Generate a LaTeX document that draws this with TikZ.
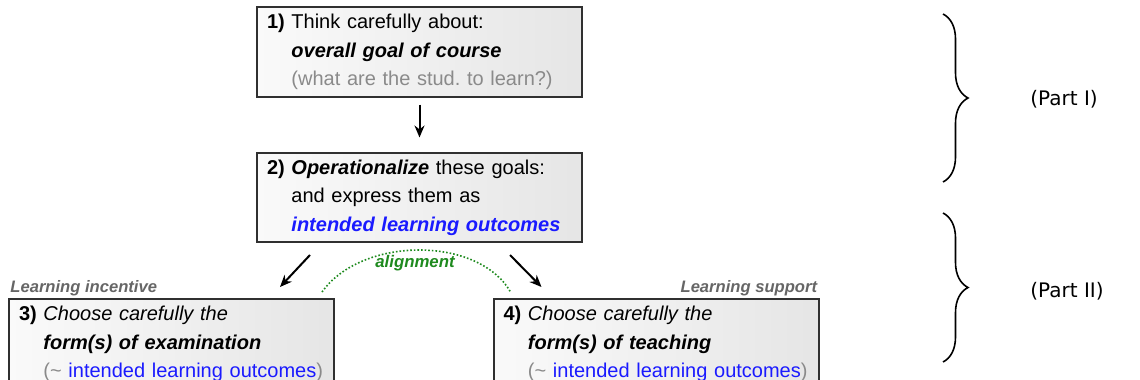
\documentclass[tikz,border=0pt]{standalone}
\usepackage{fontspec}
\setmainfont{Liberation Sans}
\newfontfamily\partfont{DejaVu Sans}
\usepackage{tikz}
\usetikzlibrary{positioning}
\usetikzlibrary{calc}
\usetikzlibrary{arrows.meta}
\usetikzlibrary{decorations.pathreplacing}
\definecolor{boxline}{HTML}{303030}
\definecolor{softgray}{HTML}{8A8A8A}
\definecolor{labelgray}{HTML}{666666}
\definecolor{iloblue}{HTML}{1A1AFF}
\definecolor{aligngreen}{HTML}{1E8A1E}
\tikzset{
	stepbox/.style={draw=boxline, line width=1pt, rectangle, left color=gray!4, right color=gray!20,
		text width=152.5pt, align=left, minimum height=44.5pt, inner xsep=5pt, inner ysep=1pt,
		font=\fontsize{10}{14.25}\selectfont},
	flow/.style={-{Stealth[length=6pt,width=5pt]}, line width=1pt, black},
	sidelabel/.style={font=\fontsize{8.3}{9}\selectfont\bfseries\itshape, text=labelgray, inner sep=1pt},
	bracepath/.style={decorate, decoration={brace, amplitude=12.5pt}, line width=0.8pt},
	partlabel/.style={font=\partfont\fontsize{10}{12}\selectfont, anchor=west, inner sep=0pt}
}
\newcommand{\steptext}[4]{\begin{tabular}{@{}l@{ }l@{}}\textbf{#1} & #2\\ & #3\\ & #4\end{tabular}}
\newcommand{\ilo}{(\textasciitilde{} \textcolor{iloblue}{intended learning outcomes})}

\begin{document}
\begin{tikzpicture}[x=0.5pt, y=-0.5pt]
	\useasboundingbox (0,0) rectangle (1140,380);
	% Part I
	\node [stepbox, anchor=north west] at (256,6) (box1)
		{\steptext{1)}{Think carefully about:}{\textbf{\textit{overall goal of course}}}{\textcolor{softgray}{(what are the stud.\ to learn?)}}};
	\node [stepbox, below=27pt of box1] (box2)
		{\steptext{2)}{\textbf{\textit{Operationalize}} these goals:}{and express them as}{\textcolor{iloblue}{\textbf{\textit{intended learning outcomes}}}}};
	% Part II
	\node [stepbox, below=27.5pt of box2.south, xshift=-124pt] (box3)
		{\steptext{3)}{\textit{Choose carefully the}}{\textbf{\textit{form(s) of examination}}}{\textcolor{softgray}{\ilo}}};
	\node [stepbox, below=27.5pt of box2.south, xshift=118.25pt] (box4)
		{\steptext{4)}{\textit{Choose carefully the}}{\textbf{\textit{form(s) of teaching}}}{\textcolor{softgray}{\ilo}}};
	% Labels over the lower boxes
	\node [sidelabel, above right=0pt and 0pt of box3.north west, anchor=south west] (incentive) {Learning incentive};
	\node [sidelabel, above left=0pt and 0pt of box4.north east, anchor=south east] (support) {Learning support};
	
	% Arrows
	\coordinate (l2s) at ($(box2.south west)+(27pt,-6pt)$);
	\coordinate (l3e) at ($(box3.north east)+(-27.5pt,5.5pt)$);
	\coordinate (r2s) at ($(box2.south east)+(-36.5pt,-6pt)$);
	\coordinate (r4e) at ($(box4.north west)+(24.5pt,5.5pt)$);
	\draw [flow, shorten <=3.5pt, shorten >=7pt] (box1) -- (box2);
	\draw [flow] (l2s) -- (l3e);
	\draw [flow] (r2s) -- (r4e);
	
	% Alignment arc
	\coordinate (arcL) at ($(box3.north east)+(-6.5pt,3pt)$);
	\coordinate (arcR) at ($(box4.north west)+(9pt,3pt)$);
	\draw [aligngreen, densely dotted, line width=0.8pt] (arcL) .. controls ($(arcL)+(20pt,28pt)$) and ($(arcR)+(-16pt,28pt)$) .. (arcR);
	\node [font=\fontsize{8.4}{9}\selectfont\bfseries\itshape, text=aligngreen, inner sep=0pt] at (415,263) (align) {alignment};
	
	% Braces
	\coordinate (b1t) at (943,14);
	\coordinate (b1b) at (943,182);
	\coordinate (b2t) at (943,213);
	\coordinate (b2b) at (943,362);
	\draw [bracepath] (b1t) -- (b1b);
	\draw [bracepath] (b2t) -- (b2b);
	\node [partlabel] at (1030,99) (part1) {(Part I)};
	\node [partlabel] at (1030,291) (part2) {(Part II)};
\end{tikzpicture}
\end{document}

- - -

> [What to do] Transcribe all of the material exactly, leaving out whatever pictures it contains.

> [Task response]
Generate a LaTeX document that draws this with TikZ.
\documentclass[tikz,border=0pt]{standalone}
\usepackage{fontspec}
\setmainfont{Liberation Sans}
\newfontfamily\partfont{DejaVu Sans}
\usepackage{tikz}
\usetikzlibrary{positioning}
\usetikzlibrary{calc}
\usetikzlibrary{arrows.meta}
\usetikzlibrary{decorations.pathreplacing}
\definecolor{boxline}{HTML}{303030}
\definecolor{softgray}{HTML}{8A8A8A}
\definecolor{labelgray}{HTML}{666666}
\definecolor{iloblue}{HTML}{1A1AFF}
\definecolor{aligngreen}{HTML}{1E8A1E}
\tikzset{
	stepbox/.style={draw=boxline, line width=1pt, rectangle, left color=gray!4, right color=gray!20,
		text width=152.5pt, align=left, minimum height=44.5pt, inner xsep=5pt, inner ysep=1pt,
		font=\fontsize{10}{14.25}\selectfont},
	flow/.style={-{Stealth[length=6pt,width=5pt]}, line width=1pt, black},
	sidelabel/.style={font=\fontsize{8.3}{9}\selectfont\bfseries\itshape, text=labelgray, inner sep=1pt},
	bracepath/.style={decorate, decoration={brace, amplitude=12.5pt}, line width=0.8pt},
	partlabel/.style={font=\partfont\fontsize{10}{12}\selectfont, anchor=west, inner sep=0pt}
}
\newcommand{\steptext}[4]{\begin{tabular}{@{}l@{ }l@{}}\textbf{#1} & #2\\ & #3\\ & #4\end{tabular}}
\newcommand{\ilo}{(\textasciitilde{} \textcolor{iloblue}{intended learning outcomes})}

\begin{document}
\begin{tikzpicture}[x=0.5pt, y=-0.5pt]
	\useasboundingbox (0,0) rectangle (1140,380);
	% Part I
	\node [stepbox, anchor=north west] at (256,6) (box1)
		{\steptext{1)}{Think carefully about:}{\textbf{\textit{overall goal of course}}}{\textcolor{softgray}{(what are the stud.\ to learn?)}}};
	\node [stepbox, below=27pt of box1] (box2)
		{\steptext{2)}{\textbf{\textit{Operationalize}} these goals:}{and express them as}{\textcolor{iloblue}{\textbf{\textit{intended learning outcomes}}}}};
	% Part II
	\node [stepbox, below=27.5pt of box2.south, xshift=-124pt] (box3)
		{\steptext{3)}{\textit{Choose carefully the}}{\textbf{\textit{form(s) of examination}}}{\textcolor{softgray}{\ilo}}};
	\node [stepbox, below=27.5pt of box2.south, xshift=118.25pt] (box4)
		{\steptext{4)}{\textit{Choose carefully the}}{\textbf{\textit{form(s) of teaching}}}{\textcolor{softgray}{\ilo}}};
	% Labels over the lower boxes
	\node [sidelabel, above right=0pt and 0pt of box3.north west, anchor=south west] (incentive) {Learning incentive};
	\node [sidelabel, above left=0pt and 0pt of box4.north east, anchor=south east] (support) {Learning support};
	
	% Arrows
	\coordinate (l2s) at ($(box2.south west)+(27pt,-6pt)$);
	\coordinate (l3e) at ($(box3.north east)+(-27.5pt,5.5pt)$);
	\coordinate (r2s) at ($(box2.south east)+(-36.5pt,-6pt)$);
	\coordinate (r4e) at ($(box4.north west)+(24.5pt,5.5pt)$);
	\draw [flow, shorten <=3.5pt, shorten >=7pt] (box1) -- (box2);
	\draw [flow] (l2s) -- (l3e);
	\draw [flow] (r2s) -- (r4e);
	
	% Alignment arc
	\coordinate (arcL) at ($(box3.north east)+(-6.5pt,3pt)$);
	\coordinate (arcR) at ($(box4.north west)+(9pt,3pt)$);
	\draw [aligngreen, densely dotted, line width=0.8pt] (arcL) .. controls ($(arcL)+(20pt,28pt)$) and ($(arcR)+(-16pt,28pt)$) .. (arcR);
	\node [font=\fontsize{8.4}{9}\selectfont\bfseries\itshape, text=aligngreen, inner sep=0pt] at (415,263) (align) {alignment};
	
	% Braces
	\coordinate (b1t) at (943,14);
	\coordinate (b1b) at (943,182);
	\coordinate (b2t) at (943,213);
	\coordinate (b2b) at (943,362);
	\draw [bracepath] (b1t) -- (b1b);
	\draw [bracepath] (b2t) -- (b2b);
	\node [partlabel] at (1030,99) (part1) {(Part I)};
	\node [partlabel] at (1030,291) (part2) {(Part II)};
\end{tikzpicture}
\end{document}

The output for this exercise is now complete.